Après avoir longé une bonne partie du très long port de Montréal par la rue Notre Dame Est, j’arrive sur le quai où mouille le CMA-CGM Tage, vers 18h. Je monte à bord par une passerelle étroite et souple, unique accès au pont. Des hommes d’équipage sont là à discuter et à regarder vaguement les camions acheminer des conteneurs un par un jusqu’aux pieds des deux immenses grues qui chargent les cales du Tage. Je suis accompagné par une femme, ce qui semble-t-il, attire du monde de ce côté-ci du bateau. J’ai du mal à identifier la langue dans laquelle ils conversent - je saurai bientôt qu’il s’agit du roumain – et doit utiliser mon anglais approximatif pour me présenter à eux. Après quelques instants, arrive le Second Capitaine du navire, dont j’ignore à ce moment là le nom comme le grade. Il est habillé en civil et s’exprime en français avec un fort accent. Après les vérifications d’usage, le maître d’hôtel me conduit jusqu’à ma cabine à travers un méandre de couloirs. Une odeur d’huile et de machines est présente partout, du pont sur lequel je suis monté à bord jusque dans ma cabine en passant par les couloir et l’ascenseur. Au premier abord, le Tage ne me fait pas bonne impression. Mais c’est la toute première fois que je monte sur un navire de commerce, ce que je vois est-il la norme ou l’exception ?

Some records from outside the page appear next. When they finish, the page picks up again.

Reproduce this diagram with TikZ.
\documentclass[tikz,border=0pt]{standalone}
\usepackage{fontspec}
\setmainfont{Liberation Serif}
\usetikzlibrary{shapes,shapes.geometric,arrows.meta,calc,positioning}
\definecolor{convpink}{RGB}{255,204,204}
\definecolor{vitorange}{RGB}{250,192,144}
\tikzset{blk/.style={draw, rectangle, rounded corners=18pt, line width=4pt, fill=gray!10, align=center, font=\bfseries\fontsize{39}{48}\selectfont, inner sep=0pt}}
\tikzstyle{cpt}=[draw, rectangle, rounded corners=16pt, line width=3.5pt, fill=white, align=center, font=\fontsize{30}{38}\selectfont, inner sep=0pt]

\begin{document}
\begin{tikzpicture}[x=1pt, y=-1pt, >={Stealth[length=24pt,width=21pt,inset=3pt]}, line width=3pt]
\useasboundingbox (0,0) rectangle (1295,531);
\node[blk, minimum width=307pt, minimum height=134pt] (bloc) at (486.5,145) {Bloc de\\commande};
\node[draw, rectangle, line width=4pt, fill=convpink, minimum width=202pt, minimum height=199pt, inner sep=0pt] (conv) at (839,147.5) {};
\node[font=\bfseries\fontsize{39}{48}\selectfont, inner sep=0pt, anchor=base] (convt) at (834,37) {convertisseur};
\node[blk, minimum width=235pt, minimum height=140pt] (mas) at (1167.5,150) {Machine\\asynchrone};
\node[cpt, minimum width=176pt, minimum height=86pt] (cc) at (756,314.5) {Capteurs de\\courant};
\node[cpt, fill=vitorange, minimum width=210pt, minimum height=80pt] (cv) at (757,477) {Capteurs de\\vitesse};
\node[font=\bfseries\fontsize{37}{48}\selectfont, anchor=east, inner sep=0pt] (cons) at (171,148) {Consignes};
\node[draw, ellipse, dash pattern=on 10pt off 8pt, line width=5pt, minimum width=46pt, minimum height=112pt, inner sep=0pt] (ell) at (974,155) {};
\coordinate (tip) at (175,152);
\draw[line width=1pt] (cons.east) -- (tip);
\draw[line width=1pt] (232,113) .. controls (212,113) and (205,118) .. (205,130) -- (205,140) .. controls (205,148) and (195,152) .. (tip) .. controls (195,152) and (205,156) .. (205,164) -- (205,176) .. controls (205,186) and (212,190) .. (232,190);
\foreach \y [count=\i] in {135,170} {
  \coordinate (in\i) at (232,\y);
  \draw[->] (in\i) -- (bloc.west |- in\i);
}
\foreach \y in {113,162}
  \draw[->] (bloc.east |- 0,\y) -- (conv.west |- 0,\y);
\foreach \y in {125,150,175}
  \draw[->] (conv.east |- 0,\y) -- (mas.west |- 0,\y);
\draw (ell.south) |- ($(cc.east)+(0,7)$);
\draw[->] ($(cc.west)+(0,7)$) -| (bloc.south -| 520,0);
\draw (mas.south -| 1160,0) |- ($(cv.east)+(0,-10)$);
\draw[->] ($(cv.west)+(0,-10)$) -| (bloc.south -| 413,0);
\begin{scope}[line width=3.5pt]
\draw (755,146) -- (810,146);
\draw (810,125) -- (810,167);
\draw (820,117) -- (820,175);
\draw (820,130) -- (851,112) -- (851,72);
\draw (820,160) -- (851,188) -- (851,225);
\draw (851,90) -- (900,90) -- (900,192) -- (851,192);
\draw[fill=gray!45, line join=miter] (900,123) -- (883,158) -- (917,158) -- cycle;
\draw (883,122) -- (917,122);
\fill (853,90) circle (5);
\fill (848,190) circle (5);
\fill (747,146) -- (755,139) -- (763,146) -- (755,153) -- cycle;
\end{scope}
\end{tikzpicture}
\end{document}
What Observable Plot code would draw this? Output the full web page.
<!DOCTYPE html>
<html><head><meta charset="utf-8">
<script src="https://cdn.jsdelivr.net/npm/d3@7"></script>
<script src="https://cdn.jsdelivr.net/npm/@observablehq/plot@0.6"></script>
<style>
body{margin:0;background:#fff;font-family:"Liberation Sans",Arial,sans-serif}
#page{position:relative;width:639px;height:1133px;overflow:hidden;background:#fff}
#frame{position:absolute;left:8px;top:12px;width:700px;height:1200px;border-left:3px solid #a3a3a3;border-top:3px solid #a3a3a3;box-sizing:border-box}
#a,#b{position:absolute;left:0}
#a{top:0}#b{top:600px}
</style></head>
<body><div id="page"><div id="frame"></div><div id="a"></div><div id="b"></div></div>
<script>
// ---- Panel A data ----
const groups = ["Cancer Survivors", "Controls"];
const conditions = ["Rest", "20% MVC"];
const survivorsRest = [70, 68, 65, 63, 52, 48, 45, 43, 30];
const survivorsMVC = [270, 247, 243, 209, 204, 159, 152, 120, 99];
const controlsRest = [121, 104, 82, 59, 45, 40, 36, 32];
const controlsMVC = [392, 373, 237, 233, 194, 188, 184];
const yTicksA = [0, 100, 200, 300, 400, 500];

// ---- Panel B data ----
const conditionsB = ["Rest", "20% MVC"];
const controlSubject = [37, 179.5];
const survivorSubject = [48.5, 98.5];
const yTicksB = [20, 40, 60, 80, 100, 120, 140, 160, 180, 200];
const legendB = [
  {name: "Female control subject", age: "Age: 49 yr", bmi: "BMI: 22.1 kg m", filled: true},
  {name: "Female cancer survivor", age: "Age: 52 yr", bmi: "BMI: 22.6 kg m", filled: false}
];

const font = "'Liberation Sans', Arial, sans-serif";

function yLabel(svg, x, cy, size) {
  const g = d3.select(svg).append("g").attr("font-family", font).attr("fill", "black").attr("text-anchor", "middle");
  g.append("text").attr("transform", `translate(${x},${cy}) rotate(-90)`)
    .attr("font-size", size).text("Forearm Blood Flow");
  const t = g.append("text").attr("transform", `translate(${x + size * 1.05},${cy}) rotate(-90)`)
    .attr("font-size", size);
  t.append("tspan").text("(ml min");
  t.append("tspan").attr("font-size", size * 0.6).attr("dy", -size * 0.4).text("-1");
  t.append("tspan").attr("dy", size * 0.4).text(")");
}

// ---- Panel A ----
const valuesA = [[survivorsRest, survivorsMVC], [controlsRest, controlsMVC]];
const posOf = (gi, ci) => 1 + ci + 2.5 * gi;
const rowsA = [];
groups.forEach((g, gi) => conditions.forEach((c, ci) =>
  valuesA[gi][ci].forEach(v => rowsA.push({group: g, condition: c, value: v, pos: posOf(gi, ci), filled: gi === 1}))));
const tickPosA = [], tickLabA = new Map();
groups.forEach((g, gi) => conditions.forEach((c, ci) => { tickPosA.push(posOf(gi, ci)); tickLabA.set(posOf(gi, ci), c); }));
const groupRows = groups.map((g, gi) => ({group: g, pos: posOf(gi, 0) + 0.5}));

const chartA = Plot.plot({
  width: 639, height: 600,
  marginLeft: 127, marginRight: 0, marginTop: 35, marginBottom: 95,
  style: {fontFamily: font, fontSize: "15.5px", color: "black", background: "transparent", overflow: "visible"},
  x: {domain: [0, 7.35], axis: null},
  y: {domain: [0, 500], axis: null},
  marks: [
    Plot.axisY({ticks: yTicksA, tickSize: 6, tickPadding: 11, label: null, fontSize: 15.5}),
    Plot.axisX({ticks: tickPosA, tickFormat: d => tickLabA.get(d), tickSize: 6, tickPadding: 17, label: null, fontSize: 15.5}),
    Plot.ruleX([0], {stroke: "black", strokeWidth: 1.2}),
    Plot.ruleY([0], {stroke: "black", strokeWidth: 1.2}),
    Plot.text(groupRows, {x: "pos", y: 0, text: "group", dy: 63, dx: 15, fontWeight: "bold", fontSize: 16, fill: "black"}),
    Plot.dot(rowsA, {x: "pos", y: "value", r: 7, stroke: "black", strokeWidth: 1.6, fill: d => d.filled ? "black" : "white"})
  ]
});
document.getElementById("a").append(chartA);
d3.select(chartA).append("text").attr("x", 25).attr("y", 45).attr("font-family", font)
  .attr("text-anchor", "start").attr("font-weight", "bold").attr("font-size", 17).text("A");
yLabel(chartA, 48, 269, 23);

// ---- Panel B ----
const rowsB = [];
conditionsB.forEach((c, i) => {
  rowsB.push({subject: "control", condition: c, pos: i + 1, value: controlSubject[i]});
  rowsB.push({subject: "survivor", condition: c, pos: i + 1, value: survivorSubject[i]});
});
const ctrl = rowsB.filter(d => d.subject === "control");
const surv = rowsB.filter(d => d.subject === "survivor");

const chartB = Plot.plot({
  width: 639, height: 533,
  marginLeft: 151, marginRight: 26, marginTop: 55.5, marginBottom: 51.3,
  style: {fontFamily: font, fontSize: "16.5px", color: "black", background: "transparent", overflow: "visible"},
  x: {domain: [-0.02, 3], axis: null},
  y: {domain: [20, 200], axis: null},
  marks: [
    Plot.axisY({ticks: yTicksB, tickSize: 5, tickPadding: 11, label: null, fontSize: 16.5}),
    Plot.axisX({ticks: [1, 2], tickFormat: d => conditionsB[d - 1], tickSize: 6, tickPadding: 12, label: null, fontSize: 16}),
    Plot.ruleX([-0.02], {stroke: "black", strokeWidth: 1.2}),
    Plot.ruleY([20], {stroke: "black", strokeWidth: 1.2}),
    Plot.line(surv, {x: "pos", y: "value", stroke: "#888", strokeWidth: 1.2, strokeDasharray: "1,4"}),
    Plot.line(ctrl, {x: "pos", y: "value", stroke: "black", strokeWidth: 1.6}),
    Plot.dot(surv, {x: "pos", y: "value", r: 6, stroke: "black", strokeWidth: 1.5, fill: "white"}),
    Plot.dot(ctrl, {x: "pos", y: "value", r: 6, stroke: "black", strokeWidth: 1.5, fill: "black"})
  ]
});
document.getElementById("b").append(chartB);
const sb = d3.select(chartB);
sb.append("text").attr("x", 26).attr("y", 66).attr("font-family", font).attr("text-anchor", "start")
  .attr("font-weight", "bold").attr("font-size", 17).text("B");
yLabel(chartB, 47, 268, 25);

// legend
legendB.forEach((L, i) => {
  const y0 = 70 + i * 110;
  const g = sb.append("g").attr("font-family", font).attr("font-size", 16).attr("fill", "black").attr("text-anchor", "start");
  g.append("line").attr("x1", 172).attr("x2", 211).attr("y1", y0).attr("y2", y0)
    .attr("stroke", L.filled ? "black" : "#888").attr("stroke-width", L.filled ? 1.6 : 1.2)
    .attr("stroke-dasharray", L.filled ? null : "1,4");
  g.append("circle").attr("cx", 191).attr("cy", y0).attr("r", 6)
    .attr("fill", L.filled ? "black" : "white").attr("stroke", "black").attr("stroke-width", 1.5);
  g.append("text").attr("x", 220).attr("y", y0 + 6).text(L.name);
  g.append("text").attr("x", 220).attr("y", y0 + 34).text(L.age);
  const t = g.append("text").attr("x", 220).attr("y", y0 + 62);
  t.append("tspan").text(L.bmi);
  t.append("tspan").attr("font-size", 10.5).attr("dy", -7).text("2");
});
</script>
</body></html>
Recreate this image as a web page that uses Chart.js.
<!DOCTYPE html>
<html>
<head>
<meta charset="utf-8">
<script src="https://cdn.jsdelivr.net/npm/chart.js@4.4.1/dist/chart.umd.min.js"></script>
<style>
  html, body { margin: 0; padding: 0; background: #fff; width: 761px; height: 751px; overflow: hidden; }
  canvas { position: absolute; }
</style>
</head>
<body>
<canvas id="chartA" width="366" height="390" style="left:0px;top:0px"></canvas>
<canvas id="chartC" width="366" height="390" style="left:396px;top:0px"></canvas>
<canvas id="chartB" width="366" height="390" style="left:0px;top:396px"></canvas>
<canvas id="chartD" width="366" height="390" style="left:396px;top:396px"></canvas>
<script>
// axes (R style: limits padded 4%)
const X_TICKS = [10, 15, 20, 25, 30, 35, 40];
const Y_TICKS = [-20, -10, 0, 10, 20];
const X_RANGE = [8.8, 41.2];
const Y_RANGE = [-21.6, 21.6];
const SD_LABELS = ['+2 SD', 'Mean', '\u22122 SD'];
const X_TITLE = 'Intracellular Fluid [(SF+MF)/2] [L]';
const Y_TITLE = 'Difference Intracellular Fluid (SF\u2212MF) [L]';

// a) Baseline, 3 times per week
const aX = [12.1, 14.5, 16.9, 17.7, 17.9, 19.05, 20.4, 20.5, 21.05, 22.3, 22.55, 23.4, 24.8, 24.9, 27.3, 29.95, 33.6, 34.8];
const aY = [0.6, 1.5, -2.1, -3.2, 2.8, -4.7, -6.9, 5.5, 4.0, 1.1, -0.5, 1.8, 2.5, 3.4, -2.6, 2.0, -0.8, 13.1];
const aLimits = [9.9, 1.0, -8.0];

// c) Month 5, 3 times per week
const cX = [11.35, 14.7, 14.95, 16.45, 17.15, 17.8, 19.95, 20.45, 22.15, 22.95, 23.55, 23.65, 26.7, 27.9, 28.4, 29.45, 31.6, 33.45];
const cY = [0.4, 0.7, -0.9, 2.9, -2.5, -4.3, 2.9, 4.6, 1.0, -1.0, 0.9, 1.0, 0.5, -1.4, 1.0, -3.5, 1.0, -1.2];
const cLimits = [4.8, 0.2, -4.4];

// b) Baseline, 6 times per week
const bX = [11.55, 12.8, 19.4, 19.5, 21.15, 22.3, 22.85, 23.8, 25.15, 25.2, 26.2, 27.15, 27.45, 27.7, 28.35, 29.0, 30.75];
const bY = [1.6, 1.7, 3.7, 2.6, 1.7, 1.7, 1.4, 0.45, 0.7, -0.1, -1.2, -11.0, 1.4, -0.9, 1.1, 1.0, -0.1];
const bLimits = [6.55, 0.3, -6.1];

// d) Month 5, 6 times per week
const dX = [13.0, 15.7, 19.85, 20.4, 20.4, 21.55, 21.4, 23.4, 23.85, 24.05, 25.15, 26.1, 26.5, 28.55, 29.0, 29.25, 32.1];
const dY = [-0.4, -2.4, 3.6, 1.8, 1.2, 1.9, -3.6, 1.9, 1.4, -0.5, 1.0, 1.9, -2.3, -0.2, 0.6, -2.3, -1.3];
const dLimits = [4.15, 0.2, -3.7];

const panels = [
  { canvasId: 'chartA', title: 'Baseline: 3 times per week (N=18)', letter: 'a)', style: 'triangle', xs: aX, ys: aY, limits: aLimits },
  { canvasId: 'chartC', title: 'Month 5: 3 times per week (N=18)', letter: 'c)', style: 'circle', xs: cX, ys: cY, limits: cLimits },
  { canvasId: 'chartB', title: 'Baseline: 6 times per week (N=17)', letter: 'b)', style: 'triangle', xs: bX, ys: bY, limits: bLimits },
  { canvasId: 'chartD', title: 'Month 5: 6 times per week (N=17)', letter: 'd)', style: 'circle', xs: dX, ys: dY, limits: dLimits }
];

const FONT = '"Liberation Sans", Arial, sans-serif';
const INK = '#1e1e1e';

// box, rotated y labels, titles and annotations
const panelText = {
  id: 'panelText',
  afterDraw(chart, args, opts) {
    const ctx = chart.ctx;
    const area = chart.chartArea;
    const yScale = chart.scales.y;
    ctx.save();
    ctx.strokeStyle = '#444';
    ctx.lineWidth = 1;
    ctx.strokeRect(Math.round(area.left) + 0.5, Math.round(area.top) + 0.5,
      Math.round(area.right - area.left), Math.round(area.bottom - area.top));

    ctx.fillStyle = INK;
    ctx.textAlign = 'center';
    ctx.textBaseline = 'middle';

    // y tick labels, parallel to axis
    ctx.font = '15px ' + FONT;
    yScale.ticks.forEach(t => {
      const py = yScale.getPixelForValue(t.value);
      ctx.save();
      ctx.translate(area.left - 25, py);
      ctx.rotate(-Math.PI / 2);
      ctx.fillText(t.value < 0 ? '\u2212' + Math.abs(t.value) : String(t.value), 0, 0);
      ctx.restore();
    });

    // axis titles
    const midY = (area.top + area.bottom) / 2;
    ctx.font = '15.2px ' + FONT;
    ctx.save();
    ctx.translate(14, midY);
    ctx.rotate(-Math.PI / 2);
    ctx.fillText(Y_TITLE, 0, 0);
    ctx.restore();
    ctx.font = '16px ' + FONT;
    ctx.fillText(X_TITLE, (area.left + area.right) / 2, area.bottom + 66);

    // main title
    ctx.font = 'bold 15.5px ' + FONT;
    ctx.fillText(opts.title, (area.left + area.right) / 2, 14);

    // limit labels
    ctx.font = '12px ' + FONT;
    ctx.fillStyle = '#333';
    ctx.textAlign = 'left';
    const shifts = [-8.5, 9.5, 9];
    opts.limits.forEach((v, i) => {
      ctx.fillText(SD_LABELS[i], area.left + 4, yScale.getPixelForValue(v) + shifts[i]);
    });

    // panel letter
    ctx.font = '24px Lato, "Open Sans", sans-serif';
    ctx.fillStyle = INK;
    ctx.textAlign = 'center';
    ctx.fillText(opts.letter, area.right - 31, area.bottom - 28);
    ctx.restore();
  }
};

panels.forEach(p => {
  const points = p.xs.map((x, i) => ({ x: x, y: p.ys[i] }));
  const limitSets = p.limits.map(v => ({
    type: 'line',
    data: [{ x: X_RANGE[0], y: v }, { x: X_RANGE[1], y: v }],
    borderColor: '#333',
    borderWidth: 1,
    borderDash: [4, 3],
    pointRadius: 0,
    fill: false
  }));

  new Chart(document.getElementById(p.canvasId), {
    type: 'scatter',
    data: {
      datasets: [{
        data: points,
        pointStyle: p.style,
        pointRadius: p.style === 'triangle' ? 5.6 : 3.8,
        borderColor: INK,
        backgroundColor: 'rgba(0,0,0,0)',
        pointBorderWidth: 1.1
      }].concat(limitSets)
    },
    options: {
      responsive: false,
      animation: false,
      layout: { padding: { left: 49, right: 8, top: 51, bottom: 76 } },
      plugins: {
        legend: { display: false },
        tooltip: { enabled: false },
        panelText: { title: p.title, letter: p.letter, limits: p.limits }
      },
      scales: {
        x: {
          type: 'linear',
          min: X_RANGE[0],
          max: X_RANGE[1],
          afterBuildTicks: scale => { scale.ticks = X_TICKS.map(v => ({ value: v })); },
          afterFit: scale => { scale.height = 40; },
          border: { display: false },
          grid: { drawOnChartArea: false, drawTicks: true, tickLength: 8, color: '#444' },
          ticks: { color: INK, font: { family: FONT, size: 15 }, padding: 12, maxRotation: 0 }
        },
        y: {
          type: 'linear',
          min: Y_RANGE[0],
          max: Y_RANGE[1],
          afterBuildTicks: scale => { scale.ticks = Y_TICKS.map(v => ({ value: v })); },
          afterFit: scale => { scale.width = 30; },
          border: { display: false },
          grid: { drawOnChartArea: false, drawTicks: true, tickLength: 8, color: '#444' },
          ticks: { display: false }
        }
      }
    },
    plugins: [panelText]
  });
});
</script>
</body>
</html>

20h30 De retour sur le Tage. Je suis allé manger un ultime repas au centre ville de Montréal. Mon accompagnatrice est repartie après que nous nous soyons salués sur le quai. Les deux grues continuent de charger. Je prends quelques photos de la scène avant que la nuit ne tombe complètement. Le Tage est arrivé dans le port de Montréal ce matin, m’a-t-on dit. Le départ est prévu vers 2 heures cette nuit. Il faut donc aux dockers Montréalais moins de 24 heures pour décharger et recharger un cargo. Nous arriverons à Anvers dans 10 jours. J’apprends que le cargo est ancien et je crois comprendre qu’il a changé de nom récemment.

22h Dans ma cabine. Il y a quelques minutes, j’ai croisé le Capitaine Commandant dans la salle à manger des officiers où le maître d’hôtel m’a conduit. Il finissait de dîner avec le représentant de la CMA-CGM à Montréal, son épouse et son jeune enfant. Il s’est montré très chaleureux. C’est un homme dans la cinquantaine. Il porte une barbe blanche peu épaisse et bien taillée. Jusqu’à présent, il est le seul membre d'équipage que j’ai rencontré à porter une chemise d’uniforme. Ma cabine fait environ 15m². Un lit simple, une commode et une armoire la meublent. Tout semble d’origine, mais je ne parviens pas évaluer l’âge du navire. Je dispose également d’une petite salle de bain où se trouve douche et toilettes. La cabine est éclairée par deux hublots, qui donnent sur tribord. Tout est très propre. Il a fait chaud toute la journée. Très chaud. A 22h passées, il fait encore plus de 25°C. Il semble que le Tage ne soit pas climatisé et ne dispose pas système de refroidissement. La chaleur humide est étouffante.

J’ai pu voir passer un conteneur à moins de 5 mètres de moi, en regardant par une des fenêtres du salon des passagers. Voir se déplacer une telle masse avec rapidité et souplesse sans qu’elle n’émette le moindre son est très impressionnant.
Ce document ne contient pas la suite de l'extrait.